Gürcan Banger
“Aşkın ömrü üç yıldır” gibi ifadeleri zaman zaman gazete ve dergi yazılarında siz de görmüş ve okumuşsunuzdur. Bence bu ifade, durağan bir bakış açısını ifade ediyor. Bu tür bir cümleyi okuduğumda saksıya dikilmiş ama sonra bakımı unutulmuş, dolayısıyla zamanla kuruyup ölen bir çiçeği hatırlıyorum.
Aşk beslenmek ister
Bence aşk, bir arının çiçekten çiçeğe dolaşmasına benzemelidir. Arının çiçekleri dolaşarak çiçek özü toplamasına benzer bir biçimde aşkın da kendisini besleyecek vesileleri olmalıdır. Masaya bırakılmış bir sevgi notu, beklenmedik anda telefonla arama, olağan bir günde alınıvermiş bir küçük hediye bu vesilelerin akla ilk gelen örnekleri olabilir. Ben buna “Aşkın fantezileri olmalıdır”, diyorum.
Özet olarak empati, kendini bir başkasının yerine koyarak onun gibi hissedebilmek demektir. Aşk empatik olmalıdır. Mutlulukları ve acıları karşılıklı olarak hissetmeli ve paylaşabilmelidir.
Sevdiğimiz insanın acılarını paylaşmak, tabii ki söz konusu sorunların çözümü demek değildir. Ama bu paylaşım, yaşamımızda giderek azalan güven duygusunun olumlu yönde gelişmesine neden olur. Aşkın büyüyebilmek için bir güven ortamına ihtiyacı olduğunu kim inkâr edebilir?
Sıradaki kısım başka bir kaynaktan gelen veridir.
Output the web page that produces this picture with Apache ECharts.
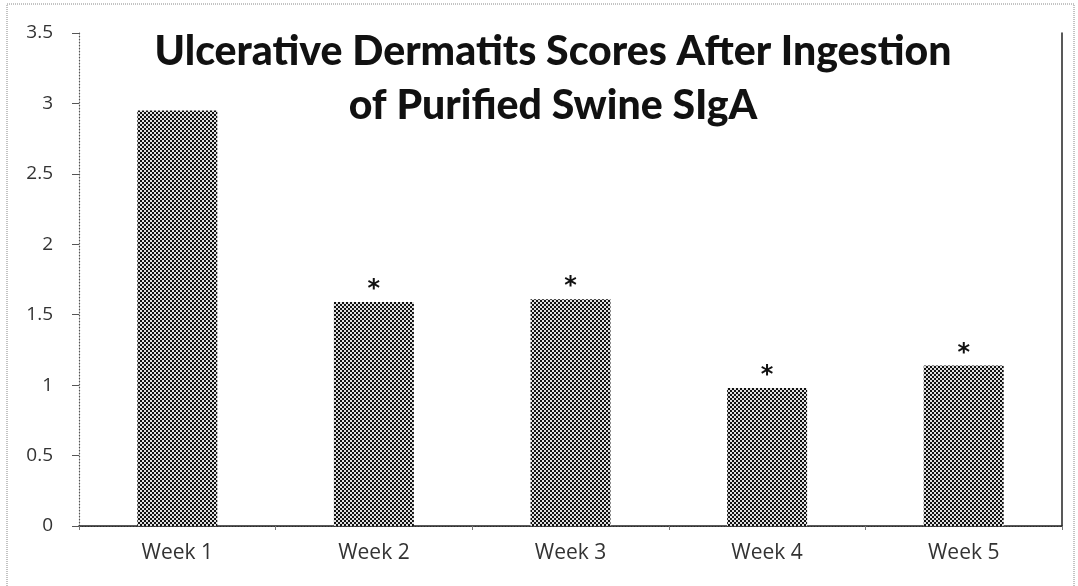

Aşkın sınırsız ve sonsuz olması için zor zamanlarda acıları paylaşmak gerekir. Ama bu, yeterli olmayabilir. Aşkı yok eden faktörler arasında sıradan işlerin özel bir yeri vardır. Nedir bu işler? Çöpün dışarı çıkarılmasından başlayın da; bulaşıkların yıkanması, faturaların çıldırtıcı banka kuyruğunda ödenmesi, akıtan su musluğu ile ilgilenilmesi gibi aklınıza gelebilecek daha pek çok sıradan iş…
Sıradan ve zorunlu işlerle birlikte mücadele, aşkın canlı kaldığının göstergesi olduğu gibi, bu paylaşım aşkın sağlıklı ömrünü uzatma özelliğine sahiptir. Sıradan işleri paylaşarak halletmek, aşkın keyifli taraflarını yaşamak için size çok daha fazla zaman bırakacaktır.
Zorlukları anlamak
Yarısı dolu bir bardağa farklı bakış açılarını bilirsiniz. Olumlu düşünme becerisini edinmiş insanlar bardağın dolu tarafını görürken, kötümserler bardağın yarısının boş olduğunu söylerler. Aşkın karşılaştığı zorluklar konusunda da bu tür ikilemlerin yaşanması sıklıkla olur.
Aşkın taraflarını oluşturan kişilerin, (diğer insanların olduğu gibi) farklı alanlarda sorumlulukları ve görevleri vardır. Bu da kişilerin birbirleri ile ayıracakları zamanın azalması anlamına gelir. Çağdaş yaşamın aşkı törpülediği en önemli unsurlardan birisi zaman kısıtlamalarıdır. Ama gerçek olan, bunların hepsidir. Aşkı giderek karmaşıklaşan bir çağdaş yaşam içinde canlı tutmak; işte yapmamız gereken budur. Karşılıklı olarak yaşanan zorlukları ve sorumlulukları anlayışla karşılayarak, aşkı olumsuz etkilemesine engel olmalıyız.
Çağdaş yaşam, giderek daha fazla günlük işlere yoğunlaşmamızı gerektiriyor. Her zaman yapılmayı bekleyen yeni işler, yerine getirilmesi gereken acil görevler var. Ama bu yoğunluk ve aciliyet, aşkın iletişim ihtiyacını unutmamıza neden olmamalı. Tabii ki, iş sorumluluk ve görevlerimizi yerine getirmekle yükümlüyüz, ama bir dinlenme anında onu düşünüp hatırladığınızı ifade edecek bir iletişim fırsatı da kaçırılmamalıdır. Bu, ona özel olmaya devam ettiğini hatırlatacaktır.
Aşk, köprü kurmaktır. Onu arayarak köprü kurun; sessiz kaldığınızda aranızda yüksek duvarlar örülüyor demektir.